Joan wasn't surprised. Mark, she said, had been like that since he was a boy.

"He'd come home from school and tell you who was there, who wasn't there, who got in trouble, who did this, who did that," she said. "He sincerely listened to people. I'm hearing over and over again ... that he always was thinking of other people, that he was so kind, that he was always taking care of somebody."

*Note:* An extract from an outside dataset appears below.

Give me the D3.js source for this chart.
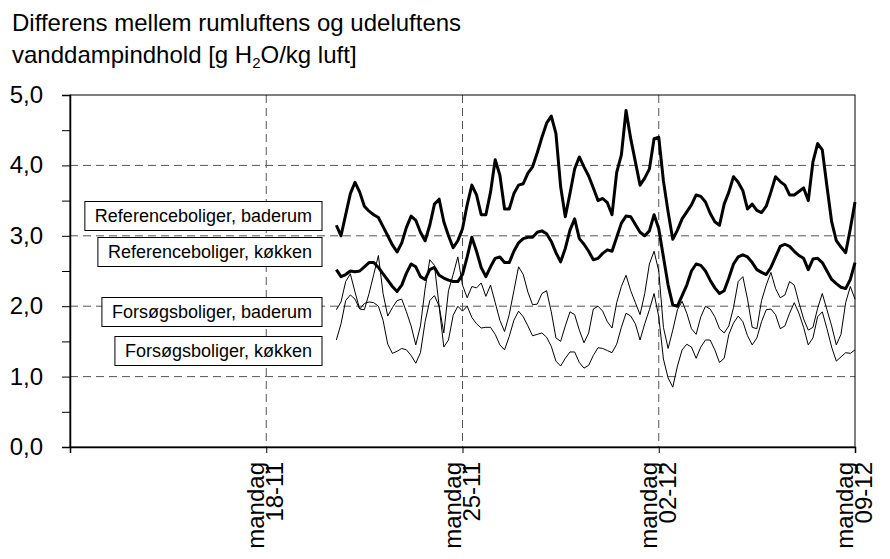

That compassion, Joan said, showed in how Mark spent his time outside of school. As a student at St. Xavier High School in Cincinnati, Mark volunteered every week at the Bethany House, a shelter for women and children. He traveled to Guatemala on a mission trip with classmates, and started his Miami career by participating in the Community DIVE (Diverse Immersion & Volunteer Experience) program through the Office of Community Engagement & Service.

When going through Mark's possessions, Joan and her husband, Guy Schmitz, found a business card for Butler County Big Brothers Big Sisters in Mark's wallet. Joan and Guy later found out that Mark had recently approached county officials about becoming a Big Brother.

"What I remember most about Mark is that, honestly, he cared," Alex said.

Joan said that that was just like Mark's father, Alan Hyams, who died of cancer when Mark was 3 years old. Father and son shared an introverted, caring nature that Joan thought sparked Mark's interest in psychology.

But as of late, Mark had been developing his own sense of self.

"Where he was at college, he was becoming less shy and was able to show more of his true personality that had been latent -- even from me -- for so long because he was such a quiet, kind of reserved kid," Joan said.

At the time he died, Joan was just starting to feel her son was finding his footing. He'd told her several times how much he liked his friends. He was trying out a computer science class this semester and contemplating adding a computer science minor, if he liked it. He had just worked his first shift as a bouncer at Brick Street.

Then, Joan said, "he ran out of time."

Chad got the call from Alex, Mark's roommate, on a Thursday morning around 8 a.m.

"'Something terrible happened. Mark's passed away,'" Alex told him.

"No one really knew how to put those words together," Chad said.

While a toxicology report is forthcoming, police told Joan that Mark, a Type 1 diabetic for over 12 years, had likely died of a diabetic episode.

Mark had lived 20 years, one month and one day.

"I've known since he was 2 years old that he was an old soul," Joan said, "and I think that old souls don't need a lot of time on earth. I think that Mark did what he needed to do, and it was his time."

Joan treasures an essay Mark wrote during his senior year of high school, after a childhood friend died in a car accident. The friend's parents hosted a scholarship contest in their son's memory. Mark entered, writing a "letter to my future self" about the lessons his friend had taught him.

"Life is too precious to stay to [your]self, so strive to always spread kindness and empathy towards others," Mark wrote in his letter. "I hope that one day, wherever you are, you stop to reflect on which relationships you choose to start and which ones you may have passed. I hope that you come to realize the importance of everyone in your life, before the clock runs out of time."

Mike Hill knows that he, for one, already has.

"Every day, I think about Mark," Mike said, "and I think it's going to be that way for a while."

Mark Hyams died March 8 in Oxford. Memorial services were held in West Chester, Ohio, on March 11. In lieu of flowers, Mark's family requested donations be made to the Juvenile Diabetes Research Foundation.